Kore dizilerini izledikçe aslında onlarla ne kadar çok ortak kültürel özelliklerimiz olduğunu fark ettim. Bana kadim Türk uygarlığını hatırlattı. Eskiden sahip olduğumuz şimdilerde ise birer birer yok olan o naif insani özelliklerimiz; edep, adap, görgü, iyi niyet, yardımseverlik, güler yüz…
Ayrıca yer masası, yer yatağı, evde terlik giyme adeti ile büyüklere hürmet, aile terbiyesi, ciddi ve saygılı tavırlar oldukça benzeşiyordu.
Diğer yandan Güney Kore’ de tıpkı benim güzel ülkem gibi ABD’nin ele geçirdiği, kapitalizmin her alanı kuşattığı, büyük şehirlerinde dev beton blokların yükseldiği ve batı özentisinin ana kültür özelliklerini baskıladığı bir ülke.
Ne var ki onlar teknolojide oldukça ilerideler ve bunu sergilemekten gurur duyuyorlar. Şifre sistemi her alana sirayet etmiş. Anahtar demode olmuş, daire kapıları bile şifre ile açılıyor. Son model arabalar ve katlanabilir akıllı telefonları, bir de otomatik pilav tencereleri var. Pilav pişti diye haber veriyor…
Dizilerle ilgili hoşlanmadığım özelliklerin başında sıkça yer verdikleri yemek sahnelerinin geldiğini söyleyebilirim. Geleneksel Kore mutfağına ait “noodle” dedikleri erişte-makarna türünü fırt fırt çekerek yemeleri, ağızlarını abartılı bir şekilde şapırdatmalarını son derece rahatsız edici buldum.
Bir de gereksiz bir şekilde sıkça yer verdikleri diş fırçalama sahneleri. Belki hayatın doğallığını vurgulamak istiyorlar tamam anladık da bu kadar da insanın gözüne sokmalarına gerek yok hani!

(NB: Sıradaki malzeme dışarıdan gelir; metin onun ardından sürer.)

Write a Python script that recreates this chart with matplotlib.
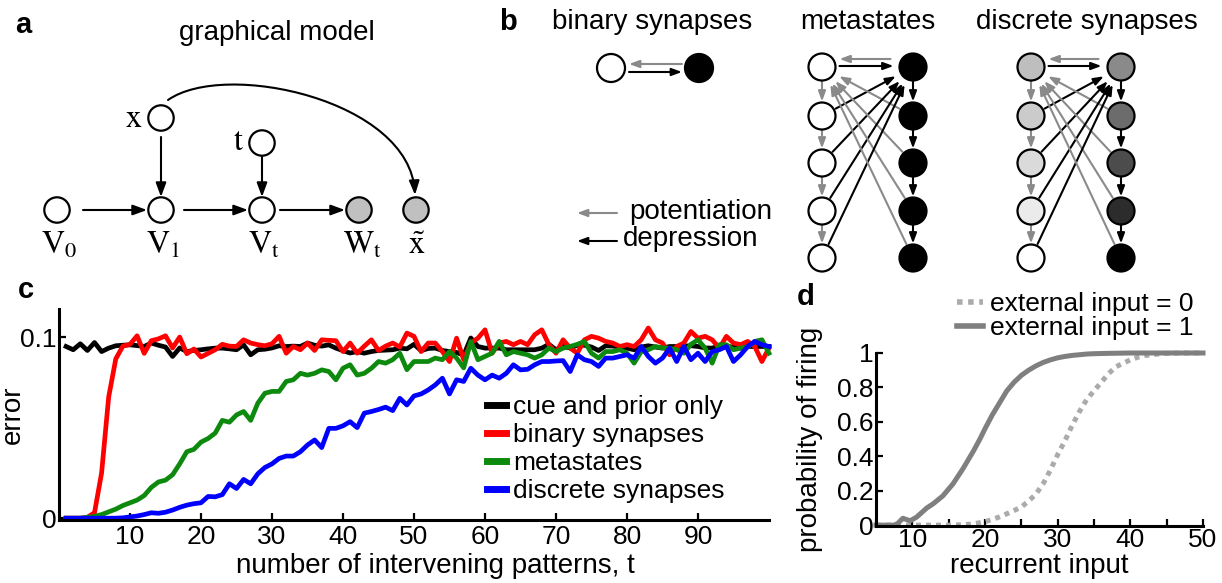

Hiç hoşuma gitmeyen bir husus ise genellikle kadın oyunculara yükledikleri aşırı şapşal veya çığırtkan roller (Bu bizim klişe tv dizilerinde de gözümüze gözümüze sokulduğundan bana çok itici geldi) Erkek oyuncuları adeta bir mermer heykel kaidesine oturturken kadın oyunculara niye bu cırtlak ve sarsak rolleri reva görüyorlar anlamak zor!
Çoğunlukla anne rolünü üstlenen kadın oyuncuların tıpkı bizde de olduğu gibi sonradan görme halleri ve evlatları için birbirleriyle yarışmaları bir yana özellikle kendilerinde az bulunur özellikleri “uzun boy, iri göz” gibi dile getirip övünmeleri ve yapay asalet şovları da ayrı bir komedi!
Bana komik gelen sahnelerden biri de erkeklerin yorulan veya sarhoş olan kadınları sırtlarında taşıması. Bir de “soju” içerken yüzlerini hafifçe yana dönüp “kanbeee” diye kadeh tokuşturmaları (1)
Güney Kore dizilerini rahatlıkla ailece oturup seyredebilirsiniz. Belki aşırı örnekleri de mevcuttur ancak çoğunlukla dizilerinde erotik sahneler azınlıkta ve olanlar da son derece düzeyli.
Batının taktiği olan dizi veya film ağırlaşmaya başladığında izleyicinin dikkatini uyanık tutmak için yerli yersiz araya sokuşturulan pornografik sahnelere ihtiyaç duymuyorlar. Genellikle aşk sahneleri yerinde, dozunda ve seviyeli…
Kore’ye dair asıl altını çizmek istediğim ise bambaşka önemli bir husus var;
Ekrana yansıyan yüzler çoğunlukla çocuksu, en yetişkini bile ergen fizyolojisinde. Haliyle izleyenlerde çocuk yuvasından mı toplamışlar bunları diye bir kanı uyandırıyor. Uzakdoğu ülke insanlarının tipi genelde minyon olduğundan genç gösteriyorlar ancak bu minyon görünümü aşırı vurguladıkları da bir gerçek.
Aynı zamanda çok sevimli ve çekiciler. Kozmetikte büyük bir sıçrama yaptıkları çok belli. Sadece kadınların değil erkeklerin de tenleri “beyaz porselen tabak” gibi soluk ve pürüzsüz. Bunun “babe face” ya da “taş bebek” diye bildiğimiz bir güzellik ve gençlik anlayışının çok ötesinde bir şey olduğunu söylemeliyim.